Step 2: Key Formula or Approach:
The given differential equation can be arranged into the standard linear form: \(\frac{dy}{dx} + P(x)y = Q(x)\). The solution is given by \(y \cdot (\text{I.F.}) = \int Q(x) \cdot (\text{I.F.}) dx + C\), where the integrating factor (I.F.) is \(e^{\int P(x) dx}\).
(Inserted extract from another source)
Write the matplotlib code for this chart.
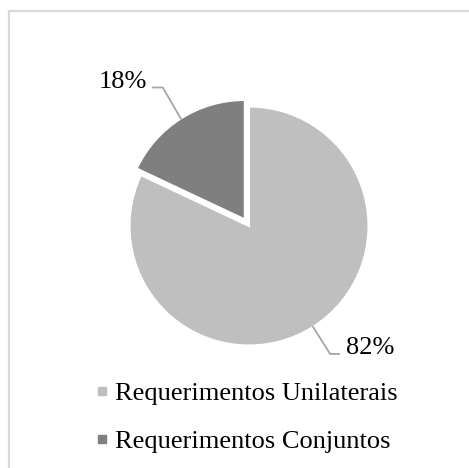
import numpy as np
import matplotlib
matplotlib.use("Agg")
import matplotlib.pyplot as plt
from matplotlib.lines import Line2D
from matplotlib.patches import Rectangle

# data
categories = ["Requerimentos Unilaterais", "Requerimentos Conjuntos"]
values = [82, 18]
pct_labels = ["82%", "18%"]
colors = ["#BFBFBF", "#7F7F7F"]

plt.rcParams["font.family"] = ["Liberation Serif", "DejaVu Serif"]

W, H = 469, 468
fig = plt.figure(figsize=(W / 100, H / 100), dpi=100)

# pie axes: centre (249, 226) px, radius ~119.5 px
cx, cy, r = 249, 226, 119.5
ax = fig.add_axes([(cx - r) / W, 1 - (cy + r) / H, 2 * r / W, 2 * r / H])
wedges, _ = ax.pie(values, colors=colors, startangle=90, counterclock=False,
                   explode=[0, 0.065], wedgeprops=dict(edgecolor="white", linewidth=1.5))
ax.set_xlim(-1, 1)
ax.set_ylim(-1, 1)
ax.set_aspect("equal")
ax.axis("off")

# label layout: (elbow offset, end offset, text position) relative to anchor / axes
layout = [
    dict(elbow=(0.143, -0.226), end=(0.218, -0.226), text=(1.013, -1.021)),
    dict(elbow=(-0.151, 0.26), end=(-0.235, 0.26), text=(-1.054, 1.205)),
]
for w, lab, lay in zip(wedges, pct_labels, layout):
    mid = np.deg2rad((w.theta1 + w.theta2) / 2)
    ax0, ay0 = w.center[0] + w.r * np.cos(mid), w.center[1] + w.r * np.sin(mid)
    xs = [ax0, ax0 + lay["elbow"][0], ax0 + lay["end"][0]]
    ys = [ay0, ay0 + lay["elbow"][1], ay0 + lay["end"][1]]
    ax.plot(xs, ys, color="#A6A6A6", lw=1.3, clip_on=False, solid_joinstyle="miter")
    ax.text(lay["text"][0], lay["text"][1], lab, fontsize=19, ha="center", va="center",
            color="#000000")

handles = [Line2D([], [], marker="s", linestyle="none", markersize=5.3,
                  markerfacecolor=c, markeredgecolor=c) for c in colors]
fig.legend(handles, categories, loc="upper left", bbox_to_anchor=(95 / W, 1 - 382 / H),
           frameon=False, fontsize=19, handlelength=0.5, handletextpad=0.25,
           labelspacing=0.92, borderaxespad=0, borderpad=0)

# light grey frame round the chart area
fig.patches.append(Rectangle((9 / W, -0.05), 1.2, 1 - 11 / H + 0.05, transform=fig.transFigure,
                             fill=False, edgecolor="#D9D9D9", linewidth=1.6, clip_on=False))

fig.savefig("out.png", dpi=100)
Step 3: Detailed Explanation:
The given equation is \((1+x^2)dy+(y-\tan^{-1}x) dx=0\). Rearrange it to find \(\frac{dy}{dx}\): \[ (1+x^2)\frac{dy}{dx} + y - \tan^{-1}x = 0 \] \[ (1+x^2)\frac{dy}{dx} + y = \tan^{-1}x \] Divide by \((1+x^2)\) to get the standard linear form: \[ \frac{dy}{dx} + \frac{1}{1+x^2}y = \frac{\tan^{-1}x}{1+x^2} \] This is in the form \(\frac{dy}{dx} + P(x)y = Q(x)\), where \(P(x) = \frac{1}{1+x^2}\) and \(Q(x) = \frac{\tan^{-1}x}{1+x^2}\). First, calculate the integrating factor (I.F.): \[ \text{I.F.} = e^{\int P(x) dx} = e^{\int \frac{1}{1+x^2} dx} = e^{\tan^{-1}x} \] The general solution is: \[ y \cdot e^{\tan^{-1}x} = \int \frac{\tan^{-1}x}{1+x^2} \cdot e^{\tan^{-1}x} dx + C \] To solve the integral on the right, let \(t = \tan^{-1}x\). Then \(dt = \frac{1}{1+x^2} dx\). The integral becomes \(\int t e^t dt\). We solve this using integration by parts (\(\int u dv = uv - \int v du\)). Let \(u=t\) and \(dv = e^t dt\). Then \(du=dt\) and \(v=e^t\). \[ \int t e^t dt = t e^t - \int e^t dt = t e^t - e^t = (t-1)e^t \] Substitute back \(t = \tan^{-1}x\): \[ y \cdot e^{\tan^{-1}x} = (\tan^{-1}x - 1)e^{\tan^{-1}x} + C \] Divide by \(e^{\tan^{-1}x}\): \[ y(x) = (\tan^{-1}x - 1) + C e^{-\tan^{-1}x} \] Now use the initial condition \(y(0)=1\) to find C. \[ 1 = (\tan^{-1}(0) - 1) + C e^{-\tan^{-1}(0)} \] \[ 1 = (0 - 1) + C e^0 \implies 1 = -1 + C \implies C = 2 \] The particular solution is: \[ y(x) = \tan^{-1}x - 1 + 2e^{-\tan^{-1}x} \] Finally, we need to find \(y(1)\): \[ y(1) = \tan^{-1}(1) - 1 + 2e^{-\tan^{-1}(1)} \] \[ y(1) = \frac{\pi}{4} - 1 + 2e^{-\pi/4} \] \[ y(1) = \frac{2}{e^{\pi/4}} + \frac{\pi}{4} - 1 \] Step 4: Final Answer:
The value of \(y(1)\) is \(\frac{2}{e^{\pi/4}} + \frac{\pi}{4} - 1\).